Thanks for jumping on the bountiful bandwagon.  Until we eat again…

Karen

Eat Your Sunscreen

Most of you know that the skin is the largest organ in our body, but may not consider this when creating a daily eating plan.  The skin covers approximately 25 square feet and weighs six pounds.  It is our protective outer boundary, which coats and defends us against infection and germs.

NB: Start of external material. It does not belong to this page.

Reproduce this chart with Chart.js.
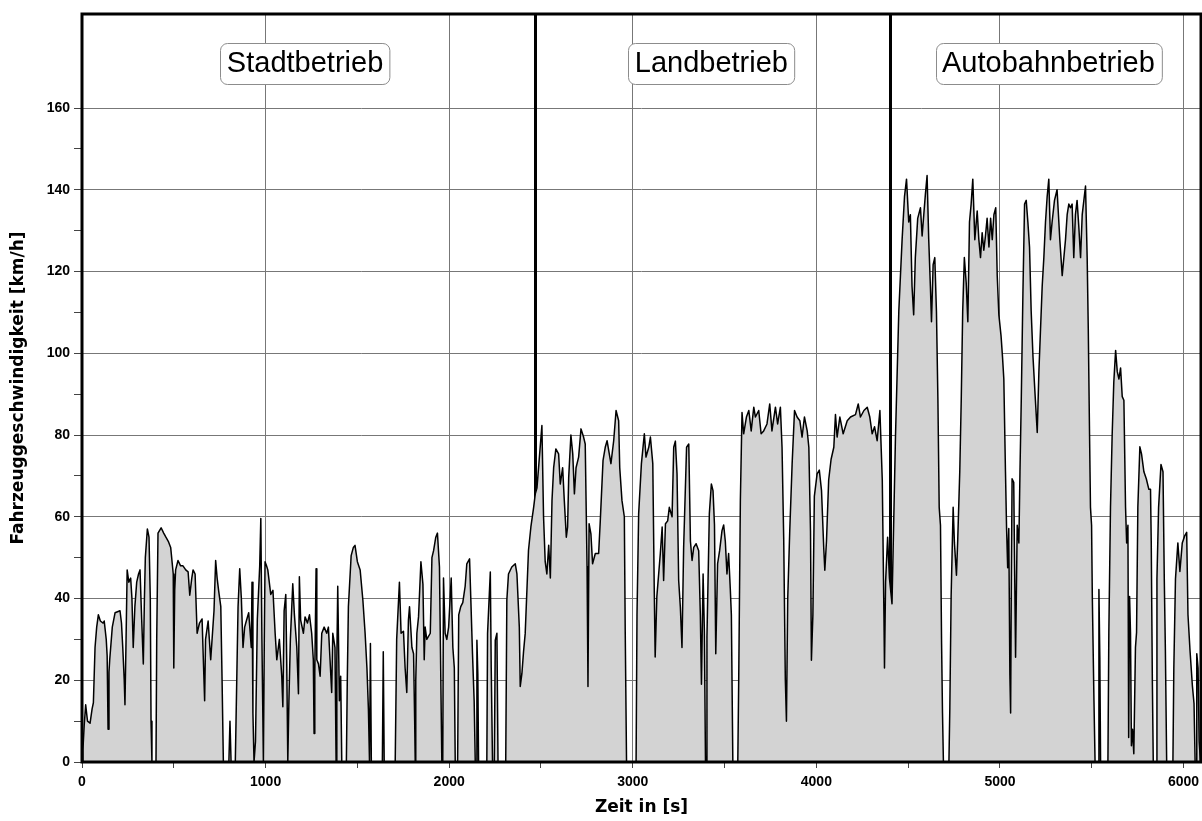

It helps regulate our body temperature and plays a major role in transmitting messages of pain and pleasure.

The skin regenerates itself every 27 days but requires proper care to maintain its vitality.  That’s where we come in.  One of my teachers claimed to never use anything on her skin that she wouldn’t eat.  She is a big fan of unrefined coconut oil for maximum hydration and wrinkle prevention.  Here are some other foods that nourish our outer bodies, ourselves:

Mushrooms – in the diet mushrooms have anti-cancer and immune boosting properties; on the skin shiitake and matsutakes are considered to have natural hydrating components as well.  Dr. Andrew Weil now has a line of skincare under the Origins label which includes mushrooms.

Green tea – soothes the skin after overexposure to the sun, and calms rosacea and other irritations.

Vitamin A foods – anti-viral, anti-inflammatory which aid in fewer breakouts.  Found in carrots, peppers, papayas, and apples.

Zinc – for cell reproduction and repair. Found in oysters, raw nuts and seeds, wheat germ and organic poultry.

Ginseng – used to enhance memory, increase endurance, lower cholesterol and boost circulation.  On skin, it helps with elasticity.

Healthy fats – like those found in raw nuts, avocados, cold-water fish all of which help you absorb fat-soluble vitamins D, E and K.

Soy (non-GMO) – valued for its protein and anti-oxidant rich content, soy has also been found to have anti-cancer properties for the skin.  But some people have intolerances, so be sure to read labels first.

Vitamin C – helps keep the skin plump.  Eat broccoli, grapefruit, oranges, tomatoes, kiwis and strawberries to your heart’s (or skin’s) content.

Lemongrass – soothes and calms the nervous system and is good for digestion, which keeps the body and skin well balanced.

Anti-oxidant rich fruits and vegetables (don’t we always include these:) – they protect the skin from dulling effects of free radicals, caused by environmental stressors, smoking and drinking.  Load up on dark, leafy greens, blueberries, beets, grapes, yams and tomatoes.

It’s nice to know we can nourish ourselves from the inside out and have visible results!